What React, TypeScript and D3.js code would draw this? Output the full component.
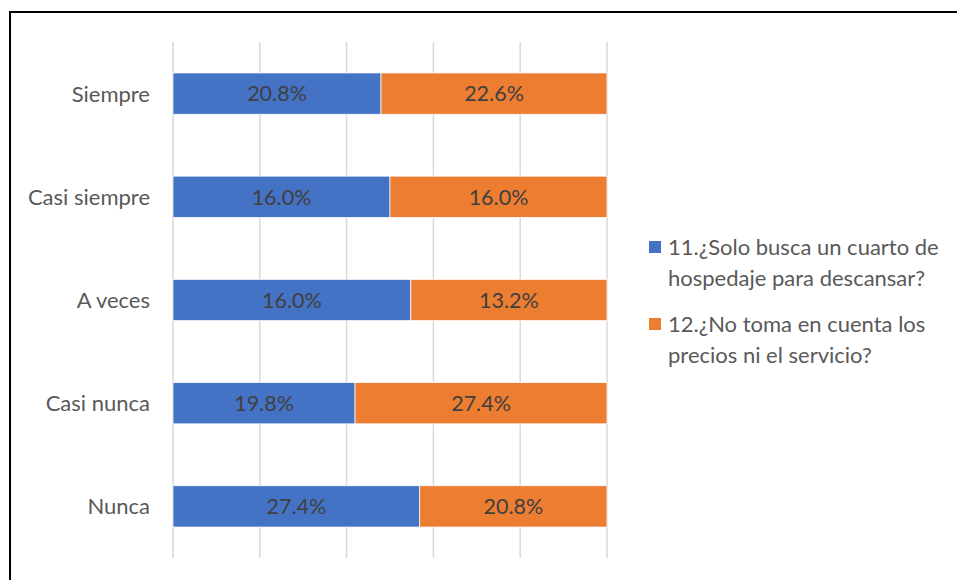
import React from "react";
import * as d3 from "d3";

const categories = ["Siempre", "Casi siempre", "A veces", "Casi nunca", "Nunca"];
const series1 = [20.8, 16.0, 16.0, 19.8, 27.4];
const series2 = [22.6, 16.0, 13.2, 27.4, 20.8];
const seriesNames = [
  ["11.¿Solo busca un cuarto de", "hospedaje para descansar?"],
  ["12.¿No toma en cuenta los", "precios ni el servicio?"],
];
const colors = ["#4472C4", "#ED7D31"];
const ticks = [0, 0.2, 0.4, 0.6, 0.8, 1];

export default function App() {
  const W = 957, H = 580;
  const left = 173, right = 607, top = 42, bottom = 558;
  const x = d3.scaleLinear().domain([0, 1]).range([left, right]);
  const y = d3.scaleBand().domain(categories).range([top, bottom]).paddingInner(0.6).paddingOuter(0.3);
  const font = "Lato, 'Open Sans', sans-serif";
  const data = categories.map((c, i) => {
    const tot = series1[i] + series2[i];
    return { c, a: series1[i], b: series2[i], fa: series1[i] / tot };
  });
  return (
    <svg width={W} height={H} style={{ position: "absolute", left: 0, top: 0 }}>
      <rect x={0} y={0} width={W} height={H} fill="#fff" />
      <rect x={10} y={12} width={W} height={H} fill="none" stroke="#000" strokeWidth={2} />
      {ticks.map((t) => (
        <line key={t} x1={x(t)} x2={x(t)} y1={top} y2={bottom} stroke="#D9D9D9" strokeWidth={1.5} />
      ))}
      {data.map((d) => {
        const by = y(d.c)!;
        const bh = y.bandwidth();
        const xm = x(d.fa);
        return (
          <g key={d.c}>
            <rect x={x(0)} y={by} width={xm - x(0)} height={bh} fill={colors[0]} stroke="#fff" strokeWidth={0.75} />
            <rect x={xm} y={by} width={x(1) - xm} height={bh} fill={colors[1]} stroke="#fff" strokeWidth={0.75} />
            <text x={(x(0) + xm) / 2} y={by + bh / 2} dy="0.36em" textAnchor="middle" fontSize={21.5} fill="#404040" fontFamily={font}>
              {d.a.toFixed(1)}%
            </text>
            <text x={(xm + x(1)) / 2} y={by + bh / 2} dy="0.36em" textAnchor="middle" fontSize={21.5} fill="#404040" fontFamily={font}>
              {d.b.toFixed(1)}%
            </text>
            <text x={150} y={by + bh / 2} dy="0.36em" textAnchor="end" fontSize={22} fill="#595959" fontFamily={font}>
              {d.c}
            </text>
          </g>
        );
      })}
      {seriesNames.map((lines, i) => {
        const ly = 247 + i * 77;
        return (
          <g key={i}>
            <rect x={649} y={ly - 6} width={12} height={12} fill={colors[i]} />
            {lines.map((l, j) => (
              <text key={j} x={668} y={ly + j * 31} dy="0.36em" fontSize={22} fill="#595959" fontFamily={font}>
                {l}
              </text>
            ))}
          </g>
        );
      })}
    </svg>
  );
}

..........

> **Stated exercise**
Write out again, exactly, the lines from the start of the listing up to the line containing "import * as", with both ends and without pictures.

> **The response**
What React, TypeScript and D3.js code would draw this? Output the full component.
import React from "react";
import * as d3 from "d3";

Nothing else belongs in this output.